The slice of life you depict early in the novel is very relatable, though not without conflict. But the core conceit of the book, the pain eater, is supernatural. What are you going for here? Trying to center the reader realistically, to make the unreal seem more real?

That sounds about right! I had Murakami in mind when I started, since I’ve always been obsessed with his blend of mundaneness and surrealism, though (for better or worse) rather than the isolated, subdued calm in Murakami, the characters in this book spend most of their time getting quietly frustrated with each other or feeling dumb about something they’ve said. Nathan Ballingrud was a more specific influence, since I was fixated on the very delicate balance between realism and horror he hit in North American Lake Monsters. The stories in that collection don’t even need the supernatural stuff, but then the unreal just breaks through. And whether it’s a variation on a trope or some kind of weird, David Lynch moment, for me, the genre elements seem more powerful—almost new again—when they shatter that strong foundation of realism.
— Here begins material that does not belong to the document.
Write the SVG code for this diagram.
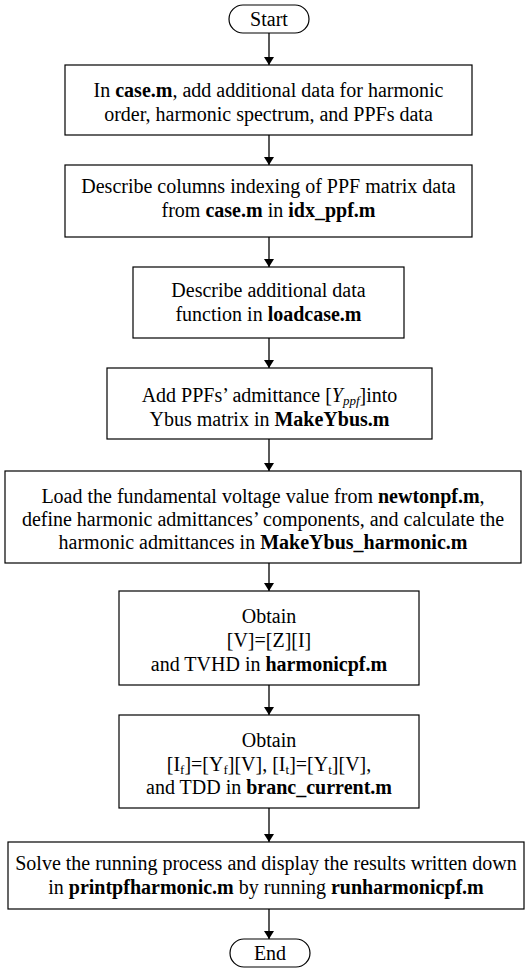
<svg xmlns="http://www.w3.org/2000/svg" width="526" height="969" viewBox="0 0 526 969">
<style>
.b{fill:#fff;stroke:#000;stroke-width:1.2}
.t{font-family:"Liberation Serif","Times New Roman",serif;font-size:20px;fill:#000;text-anchor:middle}
.c{stroke:#000;stroke-width:1.3;fill:none;marker-end:url(#ah)}
.k{font-weight:bold}
.s{font-size:13px;baseline-shift:-3px}
</style>
<defs>
<marker id="ah" markerWidth="8" markerHeight="10" refX="8" refY="5" orient="auto" markerUnits="userSpaceOnUse">
<path d="M0,0 L8,5 L0,10 Z" fill="#000"/>
</marker>
</defs>
<rect width="526" height="969" fill="#fff"/>
<g id="connectors">
<line class="c" x1="269" y1="33" x2="269" y2="65"/>
<line class="c" x1="269" y1="135" x2="269" y2="165"/>
<line class="c" x1="269" y1="237" x2="269" y2="267"/>
<line class="c" x1="269" y1="338" x2="269" y2="368"/>
<line class="c" x1="269" y1="439" x2="269" y2="471"/>
<line class="c" x1="269" y1="563" x2="269" y2="591"/>
<line class="c" x1="269" y1="685" x2="269" y2="715"/>
<line class="c" x1="269" y1="808" x2="269" y2="842"/>
<line class="c" x1="269" y1="909" x2="269" y2="939"/>
</g>
<g id="start">
<rect class="b" x="229" y="5" width="80" height="28" rx="14"/>
<text class="t" x="269" y="26">Start</text>
</g>
<g id="n1">
<rect class="b" x="65" y="65" width="407" height="70"/>
<text class="t" x="268.5" y="97">In <tspan class="k">case.m</tspan>, add additional data for harmonic</text>
<text class="t" x="268.5" y="121">order, harmonic spectrum, and PPFs data</text>
</g>
<g id="n2">
<rect class="b" x="65" y="165" width="407" height="72"/>
<text class="t" x="268.5" y="193">Describe columns indexing of PPF matrix data</text>
<text class="t" x="268.5" y="217">from <tspan class="k">case.m</tspan> in <tspan class="k">idx_ppf.m</tspan></text>
</g>
<g id="n3">
<rect class="b" x="133" y="267" width="271" height="71"/>
<text class="t" x="268.5" y="297">Describe additional data</text>
<text class="t" x="268.5" y="321">function in <tspan class="k">loadcase.m</tspan></text>
</g>
<g id="n4">
<rect class="b" x="107" y="368" width="325" height="71"/>
<text class="t" x="269.5" y="402">Add PPFs’ admittance [<tspan font-style="italic">Y</tspan><tspan class="s" font-style="italic">ppf</tspan>]into</text>
<text class="t" x="269.5" y="426">Ybus matrix in <tspan class="k">MakeYbus.m</tspan></text>
</g>
<g id="n5">
<rect class="b" x="5" y="471" width="516" height="92"/>
<text class="t" x="263" y="503">Load the fundamental voltage value from <tspan class="k">newtonpf.m</tspan>,</text>
<text class="t" x="263" y="526">define harmonic admittances’ components, and calculate the</text>
<text class="t" x="263" y="549">harmonic admittances in <tspan class="k">MakeYbus_harmonic.m</tspan></text>
</g>
<g id="n6">
<rect class="b" x="119" y="591" width="300" height="94"/>
<text class="t" x="269" y="623">Obtain</text>
<text class="t" x="269" y="647">[V]=[Z][I]</text>
<text class="t" x="269" y="671">and TVHD in <tspan class="k">harmonicpf.m</tspan></text>
</g>
<g id="n7">
<rect class="b" x="119" y="715" width="300" height="93"/>
<text class="t" x="269" y="747">Obtain</text>
<text class="t" x="269" y="771">[I<tspan class="s">f</tspan>]=[Y<tspan class="s">f</tspan>][V], [I<tspan class="s">t</tspan>]=[Y<tspan class="s">t</tspan>][V],</text>
<text class="t" x="269" y="794">and TDD in <tspan class="k">branc_current.m</tspan></text>
</g>
<g id="n8">
<rect class="b" x="8" y="842" width="516" height="67"/>
<text class="t" x="266" y="870">Solve the running process and display the results written down</text>
<text class="t" x="266" y="894">in <tspan class="k">printpfharmonic.m</tspan> by running <tspan class="k">runharmonicpf.m</tspan></text>
</g>
<g id="end">
<rect class="b" x="230" y="939" width="80" height="28" rx="14"/>
<text class="t" x="270" y="960">End</text>
</g>
</svg>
On the other hand, I often find myself a little let down by the end of realist novels, since so many are just hundreds of pages building up to an argument or an affair or somebody quitting their job, and the nerd in me misses something actually cool happening. So I enjoyed making this subdued, realistic novel while also layering supernatural elements, and then letting them explode. That’s maybe a weird combination, but I’ve been pleasantly surprised by the response so far. I’m really grateful to Clash for believing in the book, and I hope people enjoy it when it comes out!

 

Kyle Muntz is the author of “The Pain Eater” (Clash Books, 2022) and “Scary People” (Eraserhead Press, 2015). In 2016, he received an MFA in fiction from the University of Notre Dame, as well as the Sparks Prize for short fiction.